For some, it may be easier to address cloud observability with one of the vendor suites -- such as VMware Tanzu or Red Hat OpenShift -- because of the ingratiated relationship between log analysis and platform tools. Cloud suites may also be the focus of a future shift toward the operating-state model of observability.
The future of cloud observability
VMware's acquisition of Blue Medora, which provides application-aware monitoring, is an example of a trend to reimagine logs in a self-contextualizing way. This is likely the endgame for the methodological approach, and this sort of product could eventually wrap log analysis in something almost AI-like. However, this type of monitoring awareness would demand explicit understanding of state.
When observability first arose as an issue, proponents of the methodological approach argued it was impossible to know the state of a complex cloud system or its major components. However, there are increasing numbers of state-aware deployment tools and techniques. The most commonly used are declarative DevOps tools like Puppet and Ansible.
Declarative systems separate state determination from methodological specifics like log analysis, but you could feasibly use log analysis to define possible states and identify the current state of a cloud application.
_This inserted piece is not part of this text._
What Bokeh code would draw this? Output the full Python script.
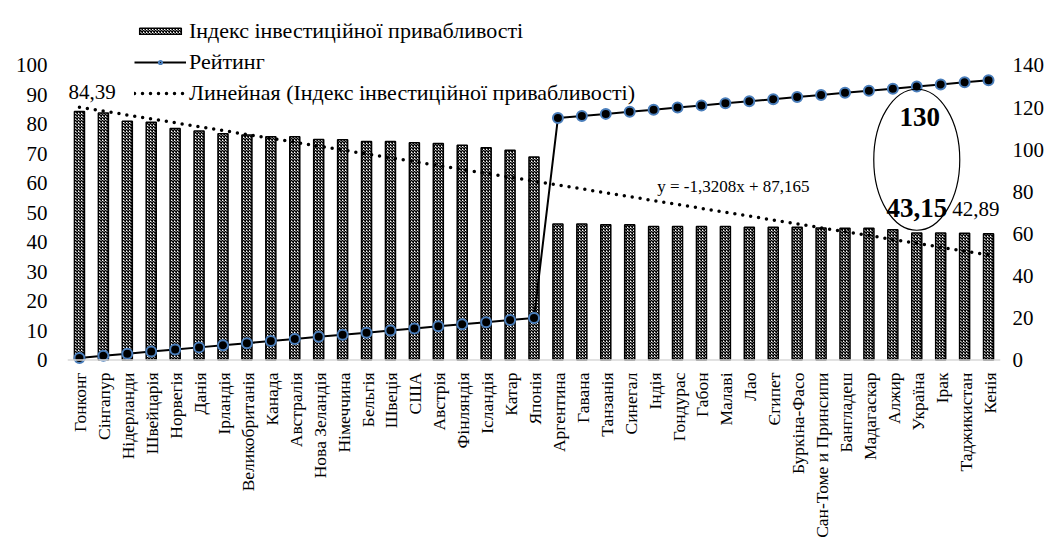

By understanding state, reported events could be processed in context.
This same approach was proposed a decade ago for large-scale carrier networks, but implementation of state-event-based observability lags far behind that of methodological models. This may change if state-event tools are enhanced in response to the complexity of cloud-native deployments.
The methodological framework for observability will inevitably change as applications become more complex. Whether it's an advanced application of AI or a shift to operating-state modeling, cloud users can expect improvements over the next several years and should be prepared to reevaluate their approach as a result.